ANYTHING with equivalent SUGAR, and equivalent fermentation times, will form the same levels of alcohol. In water kefir, it is the sugars which enable fermentation – water, by itself, cannot ferment, it has to have something to work on, and when sugar is all that is added, you are producing an alcoholic beverage.
Drinks
- Kombucha
- Fermented Soda
- Water Kefir
- Fermented Ginger Ale
- Fermented Root Beer
- Beet Kvass (higher than sodas)
- Herbal Kombucha
- Fruit Juice
- Sugared drinks
- Over-fermented milk Kefir (very fizzy – carbonation suspends in milk sooner than in thinner liquids, so only very fizzy milk kefir is significantly high in alcohol)
Foods
- Fruits
- Tomatoes (including tomato salsa or sauce)
- Beets
- Squash
- Carrots (generally ok in vegetable blends)
- Potatoes
- Sweet Potatoes
- Other Starchy Vegetables
- Grains
- Flower blossoms
Foods sweetened with any of the following
- Sugar
- Turbinado
- Raw Sugar
- Agave
- Fruit Syrups
- Fructose
- Sugar alcohols (xylitol, erithorbitol, sorbitol, etc)
- Honey
- Molasses
- Sorghum
- Other carbohydrate based sweeteners
Get Rid of the Alcohol
- Add the sugar (or the fruits or starchy vegetables) after fermenting non-starchy vegetables, to prevent it forming (for sweet pickles or fermented condiments).

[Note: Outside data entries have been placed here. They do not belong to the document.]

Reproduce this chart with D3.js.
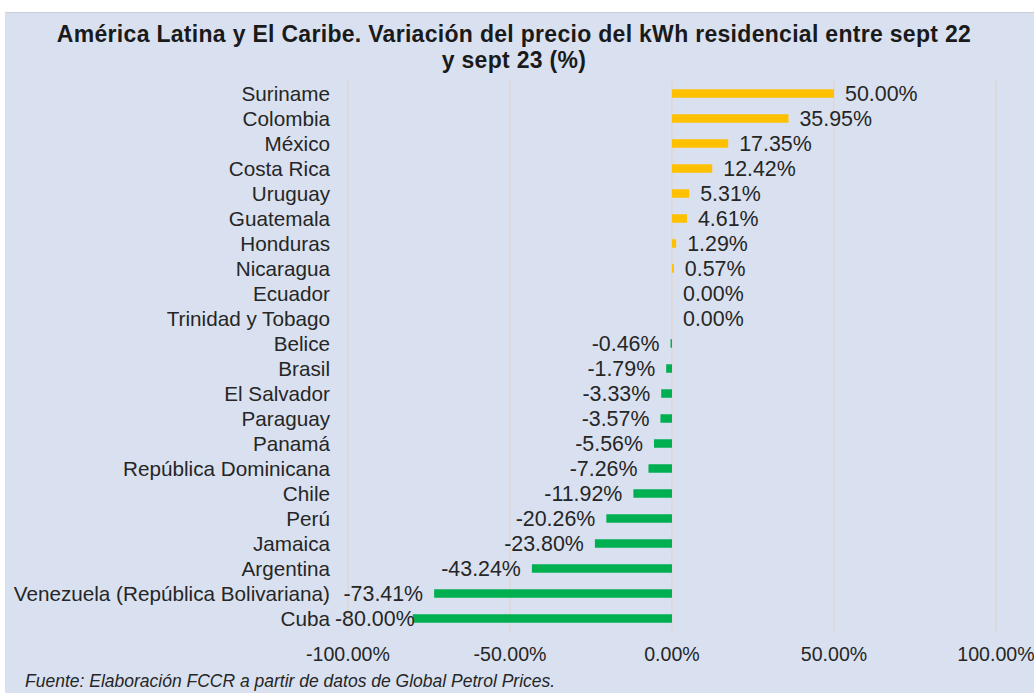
<!DOCTYPE html>
<html lang="es">
<head>
<meta charset="utf-8">
<script src="https://cdn.jsdelivr.net/npm/d3@7"></script>
<style>
  html, body { margin: 0; padding: 0; background: #ffffff; }
  svg { display: block; font-family: "Liberation Sans", Arial, sans-serif; }
</style>
</head>
<body>
<div id="chart"></div>
<script>
// Variación del precio del kWh residencial, sept 22 -> sept 23 (%)
const countries = [
    'Suriname', 'Colombia', 'México', 'Costa Rica', 'Uruguay', 'Guatemala',
    'Honduras', 'Nicaragua', 'Ecuador', 'Trinidad y Tobago', 'Belice', 'Brasil',
    'El Salvador', 'Paraguay', 'Panamá', 'República Dominicana', 'Chile', 'Perú',
    'Jamaica', 'Argentina', 'Venezuela (República Bolivariana)', 'Cuba'
];
const changes = [
    50.00, 35.95, 17.35, 12.42, 5.31, 4.61,
    1.29, 0.57, 0.00, 0.00, -0.46, -1.79,
    -3.33, -3.57, -5.56, -7.26, -11.92, -20.26,
    -23.80, -43.24, -73.41, -80.00
];
const xTicks = [-100, -50, 0, 50, 100];

const titleLines = [
    'América Latina y El Caribe. Variación del precio del kWh residencial entre sept 22',
    'y sept 23 (%)'
];
const sourceText = 'Fuente: Elaboración FCCR a partir de datos de Global Petrol Prices.';

const data = countries.map((c, i) => ({ country: c, value: changes[i] }));

const W = 1034, H = 693;
const margin = { top: 81, right: 38, bottom: 62, left: 348 };
const fmt = v => v.toFixed(2) + '%';

const svg = d3.select('#chart').append('svg')
    .attr('width', W)
    .attr('height', H);

// Panel background (white strip on top like the original capture)
svg.append('rect')
    .attr('x', 5).attr('y', 12)
    .attr('width', W - 5).attr('height', H - 12)
    .attr('fill', '#d9e1f0');

svg.append('line')
    .attr('x1', 5).attr('x2', W)
    .attr('y1', 12.5).attr('y2', 12.5)
    .attr('stroke', '#c9ced8')
    .attr('stroke-width', 1);

// Title
svg.append('g')
    .selectAll('text')
    .data(titleLines)
    .enter()
    .append('text')
    .attr('x', 514)
    .attr('y', (d, i) => 42 + i * 26)
    .attr('text-anchor', 'middle')
    .style('font-size', '23px')
    .style('font-weight', '700')
    .style('letter-spacing', '0.3px')
    .style('fill', '#1a1a1a')
    .text(d => d);

const xScale = d3.scaleLinear()
    .domain([-100, 100])
    .range([margin.left, W - margin.right]);

const yScale = d3.scaleBand()
    .domain(countries)
    .range([margin.top, H - margin.bottom])
    .paddingInner(0.66)
    .paddingOuter(0.33);

// Vertical gridlines
svg.append('g')
    .selectAll('line')
    .data(xTicks)
    .enter()
    .append('line')
    .attr('x1', d => xScale(d)).attr('x2', d => xScale(d))
    .attr('y1', margin.top).attr('y2', H - margin.bottom)
    .attr('stroke', '#ddd5cd')
    .attr('stroke-width', 1.2);

// Bars
svg.append('g')
    .selectAll('rect')
    .data(data)
    .enter()
    .append('rect')
    .attr('x', d => xScale(Math.min(0, d.value)))
    .attr('y', d => yScale(d.country))
    .attr('width', d => Math.abs(xScale(d.value) - xScale(0)))
    .attr('height', yScale.bandwidth())
    .attr('fill', d => d.value >= 0 ? '#ffc000' : '#00b050');

// Category labels
svg.append('g')
    .selectAll('text')
    .data(data)
    .enter()
    .append('text')
    .attr('x', xScale(-100) - 18)
    .attr('y', d => yScale(d.country) + yScale.bandwidth() / 2)
    .attr('dy', '0.36em')
    .attr('text-anchor', 'end')
    .style('font-size', '20.7px')
    .style('fill', '#262626')
    .text(d => d.country);

// Value labels (outside end; pushed back inside the plot when too wide)
const valueLabels = svg.append('g')
    .selectAll('text')
    .data(data)
    .enter()
    .append('text')
    .attr('y', d => yScale(d.country) + yScale.bandwidth() / 2)
    .attr('dy', '0.36em')
    .style('font-size', '21.4px')
    .style('fill', '#262626')
    .text(d => fmt(d.value));

valueLabels.each(function(d) {
    const el = d3.select(this);
    if (d.value >= 0) {
        el.attr('x', xScale(d.value) + 11).attr('text-anchor', 'start');
    } else {
        const w = this.getComputedTextLength();
        const end = Math.max(xScale(d.value) - 11, xScale(-100) - 13 + w);
        el.attr('x', end).attr('text-anchor', 'end');
    }
});

// X axis labels
svg.append('g')
    .selectAll('text')
    .data(xTicks)
    .enter()
    .append('text')
    .attr('x', d => xScale(d))
    .attr('y', 661)
    .attr('text-anchor', 'middle')
    .style('font-size', '19.6px')
    .style('fill', '#262626')
    .text(d => fmt(d));

// Source
svg.append('text')
    .attr('x', 25)
    .attr('y', 687)
    .style('font-size', '17.5px')
    .style('font-style', 'italic')
    .style('fill', '#262626')
    .text(sourceText);
</script>
</body>
</html>
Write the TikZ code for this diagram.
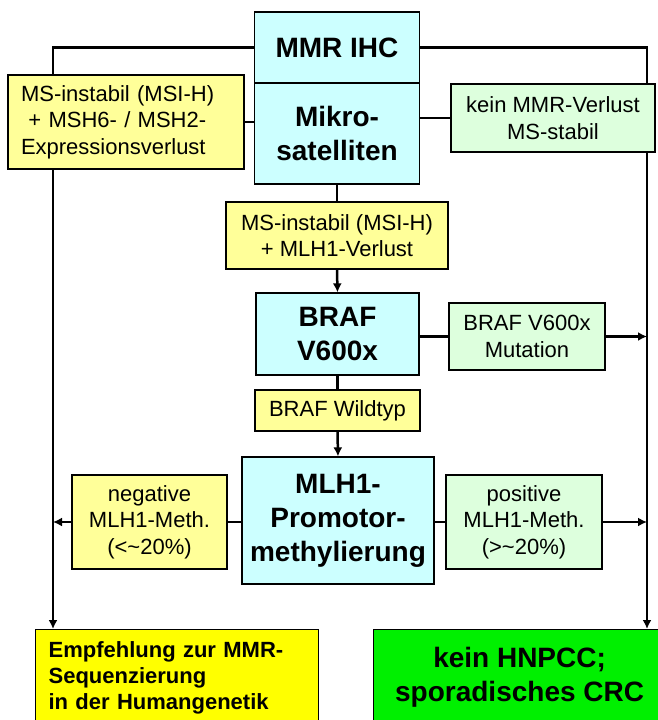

Let it meld for three days under refrigeration to blend the flavors and let the sugars permeate the fermented foods.
- Vinegarize it (open ferment it until the alcohol converts to acid). Ferment two weeks in a closed fermentation (to slightly reduce alcohol formation), and then open ferment until the alcohol is fully converted to acid.
- Evaporate it (let it sit in a shallow dish until the alcohol evaporates). This can take several days in the fridge.
- Cook it out (fast evaporation – heat it and stir it until alcohol evaporates). This takes between 10 and 20 minutes to boil out the alcohol, depending on total volume. This also destroys the helpful microbes.